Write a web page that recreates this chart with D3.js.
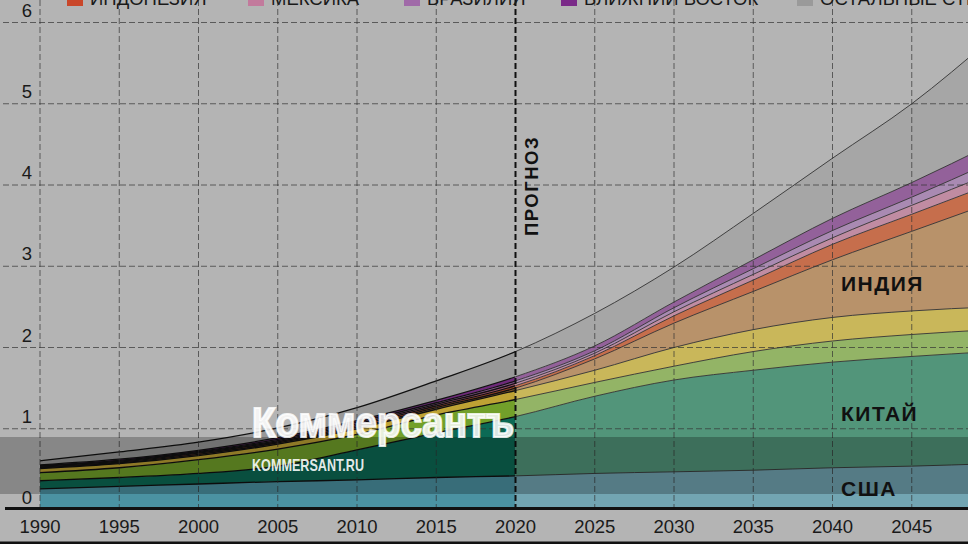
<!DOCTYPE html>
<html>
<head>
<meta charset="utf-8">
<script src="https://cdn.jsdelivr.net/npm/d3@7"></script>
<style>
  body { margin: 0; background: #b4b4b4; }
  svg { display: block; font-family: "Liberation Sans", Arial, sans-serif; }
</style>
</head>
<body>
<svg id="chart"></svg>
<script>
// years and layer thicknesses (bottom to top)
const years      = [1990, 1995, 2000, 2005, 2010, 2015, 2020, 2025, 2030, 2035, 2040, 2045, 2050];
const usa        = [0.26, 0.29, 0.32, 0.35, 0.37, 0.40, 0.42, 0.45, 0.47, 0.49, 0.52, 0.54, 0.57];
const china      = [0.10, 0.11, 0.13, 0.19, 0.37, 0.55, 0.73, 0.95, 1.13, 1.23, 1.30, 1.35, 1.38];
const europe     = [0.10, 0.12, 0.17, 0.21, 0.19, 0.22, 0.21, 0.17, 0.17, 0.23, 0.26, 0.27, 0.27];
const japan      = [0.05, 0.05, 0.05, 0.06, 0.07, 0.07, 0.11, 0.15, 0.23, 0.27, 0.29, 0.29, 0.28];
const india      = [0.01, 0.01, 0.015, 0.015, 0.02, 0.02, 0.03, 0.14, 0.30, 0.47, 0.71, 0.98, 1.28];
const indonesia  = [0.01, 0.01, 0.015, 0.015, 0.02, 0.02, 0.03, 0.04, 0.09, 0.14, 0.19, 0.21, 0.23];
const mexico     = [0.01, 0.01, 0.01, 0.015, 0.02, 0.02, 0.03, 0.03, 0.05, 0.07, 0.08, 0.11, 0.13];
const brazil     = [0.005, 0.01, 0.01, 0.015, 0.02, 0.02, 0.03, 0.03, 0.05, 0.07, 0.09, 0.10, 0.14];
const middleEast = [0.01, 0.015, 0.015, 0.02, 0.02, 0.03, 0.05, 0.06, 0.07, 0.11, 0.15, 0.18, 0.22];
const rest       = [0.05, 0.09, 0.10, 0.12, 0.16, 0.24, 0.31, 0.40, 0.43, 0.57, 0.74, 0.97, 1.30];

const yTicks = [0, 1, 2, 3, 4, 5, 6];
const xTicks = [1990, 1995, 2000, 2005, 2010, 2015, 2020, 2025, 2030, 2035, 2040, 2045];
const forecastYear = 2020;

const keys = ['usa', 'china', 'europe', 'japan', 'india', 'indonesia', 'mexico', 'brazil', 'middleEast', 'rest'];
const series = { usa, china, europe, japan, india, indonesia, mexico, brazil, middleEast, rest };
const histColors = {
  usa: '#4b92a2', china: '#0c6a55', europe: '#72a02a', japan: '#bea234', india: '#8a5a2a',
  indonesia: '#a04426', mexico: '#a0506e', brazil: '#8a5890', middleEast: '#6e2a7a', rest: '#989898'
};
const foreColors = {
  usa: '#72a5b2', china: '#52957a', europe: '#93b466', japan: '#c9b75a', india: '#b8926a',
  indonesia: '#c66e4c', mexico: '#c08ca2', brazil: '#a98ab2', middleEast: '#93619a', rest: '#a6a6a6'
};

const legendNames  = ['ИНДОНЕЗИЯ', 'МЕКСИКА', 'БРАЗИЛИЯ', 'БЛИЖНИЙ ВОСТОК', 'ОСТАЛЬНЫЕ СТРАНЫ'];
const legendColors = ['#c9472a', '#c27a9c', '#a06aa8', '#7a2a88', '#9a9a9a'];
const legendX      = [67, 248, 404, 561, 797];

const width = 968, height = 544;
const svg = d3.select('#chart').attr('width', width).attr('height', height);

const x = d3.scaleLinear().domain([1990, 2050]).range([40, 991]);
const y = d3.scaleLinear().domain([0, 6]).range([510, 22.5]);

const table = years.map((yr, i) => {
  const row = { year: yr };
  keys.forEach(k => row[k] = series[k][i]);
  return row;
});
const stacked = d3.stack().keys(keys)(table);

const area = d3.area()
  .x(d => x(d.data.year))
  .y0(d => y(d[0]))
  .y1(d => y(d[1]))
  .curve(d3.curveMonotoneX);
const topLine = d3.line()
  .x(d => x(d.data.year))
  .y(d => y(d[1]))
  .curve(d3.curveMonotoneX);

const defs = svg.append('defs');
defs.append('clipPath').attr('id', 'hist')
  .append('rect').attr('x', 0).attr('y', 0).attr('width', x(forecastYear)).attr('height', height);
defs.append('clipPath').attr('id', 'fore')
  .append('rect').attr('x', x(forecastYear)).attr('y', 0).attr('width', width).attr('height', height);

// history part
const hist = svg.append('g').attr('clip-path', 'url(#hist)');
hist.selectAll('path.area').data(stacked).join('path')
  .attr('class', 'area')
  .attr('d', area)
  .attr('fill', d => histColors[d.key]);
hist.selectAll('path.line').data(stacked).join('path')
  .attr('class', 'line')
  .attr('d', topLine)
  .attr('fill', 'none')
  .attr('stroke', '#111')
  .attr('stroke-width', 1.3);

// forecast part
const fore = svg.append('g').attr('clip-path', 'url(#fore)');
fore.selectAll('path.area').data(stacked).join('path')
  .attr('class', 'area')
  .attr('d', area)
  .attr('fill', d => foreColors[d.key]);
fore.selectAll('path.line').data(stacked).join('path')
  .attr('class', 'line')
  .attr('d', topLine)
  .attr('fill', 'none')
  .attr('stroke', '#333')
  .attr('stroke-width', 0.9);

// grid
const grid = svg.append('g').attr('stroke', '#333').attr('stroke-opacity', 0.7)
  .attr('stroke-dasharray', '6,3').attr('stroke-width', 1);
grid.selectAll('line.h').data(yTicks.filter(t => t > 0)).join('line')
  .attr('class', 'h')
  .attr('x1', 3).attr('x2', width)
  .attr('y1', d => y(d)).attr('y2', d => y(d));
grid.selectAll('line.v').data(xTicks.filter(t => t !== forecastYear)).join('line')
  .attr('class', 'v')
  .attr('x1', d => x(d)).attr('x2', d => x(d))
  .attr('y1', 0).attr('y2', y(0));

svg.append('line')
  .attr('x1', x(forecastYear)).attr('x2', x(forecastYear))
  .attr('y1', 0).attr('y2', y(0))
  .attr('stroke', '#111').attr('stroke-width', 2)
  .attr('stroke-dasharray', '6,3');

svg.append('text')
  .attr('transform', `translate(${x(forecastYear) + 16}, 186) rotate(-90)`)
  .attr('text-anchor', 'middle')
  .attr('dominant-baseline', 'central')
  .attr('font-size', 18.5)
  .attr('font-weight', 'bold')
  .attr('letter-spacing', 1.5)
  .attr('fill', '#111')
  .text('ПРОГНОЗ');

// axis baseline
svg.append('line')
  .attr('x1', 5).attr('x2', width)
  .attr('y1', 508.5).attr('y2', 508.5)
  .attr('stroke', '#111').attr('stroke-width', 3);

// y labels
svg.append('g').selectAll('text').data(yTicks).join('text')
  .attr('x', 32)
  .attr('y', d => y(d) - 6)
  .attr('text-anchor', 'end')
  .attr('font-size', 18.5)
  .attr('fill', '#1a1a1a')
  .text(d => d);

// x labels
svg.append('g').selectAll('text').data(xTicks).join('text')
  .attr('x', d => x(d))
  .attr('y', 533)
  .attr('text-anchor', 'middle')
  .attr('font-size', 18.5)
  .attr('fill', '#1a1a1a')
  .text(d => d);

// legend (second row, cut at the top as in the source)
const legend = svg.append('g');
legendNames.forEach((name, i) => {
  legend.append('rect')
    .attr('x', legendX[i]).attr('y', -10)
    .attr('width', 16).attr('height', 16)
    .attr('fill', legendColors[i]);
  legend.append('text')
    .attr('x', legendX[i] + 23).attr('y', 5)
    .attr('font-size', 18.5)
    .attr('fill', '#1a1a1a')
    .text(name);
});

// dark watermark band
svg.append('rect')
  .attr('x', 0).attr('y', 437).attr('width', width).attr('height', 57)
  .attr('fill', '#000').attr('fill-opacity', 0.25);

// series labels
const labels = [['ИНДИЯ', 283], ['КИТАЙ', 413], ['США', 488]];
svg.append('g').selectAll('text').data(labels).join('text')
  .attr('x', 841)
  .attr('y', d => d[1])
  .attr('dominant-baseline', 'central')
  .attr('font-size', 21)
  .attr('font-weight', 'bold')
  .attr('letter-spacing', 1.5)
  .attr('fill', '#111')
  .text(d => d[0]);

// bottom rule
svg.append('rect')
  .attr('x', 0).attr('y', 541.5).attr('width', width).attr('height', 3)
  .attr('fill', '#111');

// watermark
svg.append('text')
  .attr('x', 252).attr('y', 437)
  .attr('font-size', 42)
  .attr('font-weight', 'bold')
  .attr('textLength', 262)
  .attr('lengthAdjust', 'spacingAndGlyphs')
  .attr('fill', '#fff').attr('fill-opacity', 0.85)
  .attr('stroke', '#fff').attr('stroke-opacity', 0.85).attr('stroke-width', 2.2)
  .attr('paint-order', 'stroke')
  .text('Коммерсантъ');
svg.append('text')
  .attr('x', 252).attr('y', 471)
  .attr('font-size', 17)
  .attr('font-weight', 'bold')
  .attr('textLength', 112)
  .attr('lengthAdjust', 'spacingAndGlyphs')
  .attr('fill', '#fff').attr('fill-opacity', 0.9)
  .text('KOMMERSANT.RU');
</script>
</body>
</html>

What to produce :: Write out an exact copy of the listing, first line through the line containing "const forecastYear = 2020;", with the pictures left out.

Solution to the problem ::
Write a web page that recreates this chart with D3.js.
<!DOCTYPE html>
<html>
<head>
<meta charset="utf-8">
<script src="https://cdn.jsdelivr.net/npm/d3@7"></script>
<style>
  body { margin: 0; background: #b4b4b4; }
  svg { display: block; font-family: "Liberation Sans", Arial, sans-serif; }
</style>
</head>
<body>
<svg id="chart"></svg>
<script>
// years and layer thicknesses (bottom to top)
const years      = [1990, 1995, 2000, 2005, 2010, 2015, 2020, 2025, 2030, 2035, 2040, 2045, 2050];
const usa        = [0.26, 0.29, 0.32, 0.35, 0.37, 0.40, 0.42, 0.45, 0.47, 0.49, 0.52, 0.54, 0.57];
const china      = [0.10, 0.11, 0.13, 0.19, 0.37, 0.55, 0.73, 0.95, 1.13, 1.23, 1.30, 1.35, 1.38];
const europe     = [0.10, 0.12, 0.17, 0.21, 0.19, 0.22, 0.21, 0.17, 0.17, 0.23, 0.26, 0.27, 0.27];
const japan      = [0.05, 0.05, 0.05, 0.06, 0.07, 0.07, 0.11, 0.15, 0.23, 0.27, 0.29, 0.29, 0.28];
const india      = [0.01, 0.01, 0.015, 0.015, 0.02, 0.02, 0.03, 0.14, 0.30, 0.47, 0.71, 0.98, 1.28];
const indonesia  = [0.01, 0.01, 0.015, 0.015, 0.02, 0.02, 0.03, 0.04, 0.09, 0.14, 0.19, 0.21, 0.23];
const mexico     = [0.01, 0.01, 0.01, 0.015, 0.02, 0.02, 0.03, 0.03, 0.05, 0.07, 0.08, 0.11, 0.13];
const brazil     = [0.005, 0.01, 0.01, 0.015, 0.02, 0.02, 0.03, 0.03, 0.05, 0.07, 0.09, 0.10, 0.14];
const middleEast = [0.01, 0.015, 0.015, 0.02, 0.02, 0.03, 0.05, 0.06, 0.07, 0.11, 0.15, 0.18, 0.22];
const rest       = [0.05, 0.09, 0.10, 0.12, 0.16, 0.24, 0.31, 0.40, 0.43, 0.57, 0.74, 0.97, 1.30];

const yTicks = [0, 1, 2, 3, 4, 5, 6];
const xTicks = [1990, 1995, 2000, 2005, 2010, 2015, 2020, 2025, 2030, 2035, 2040, 2045];
const forecastYear = 2020;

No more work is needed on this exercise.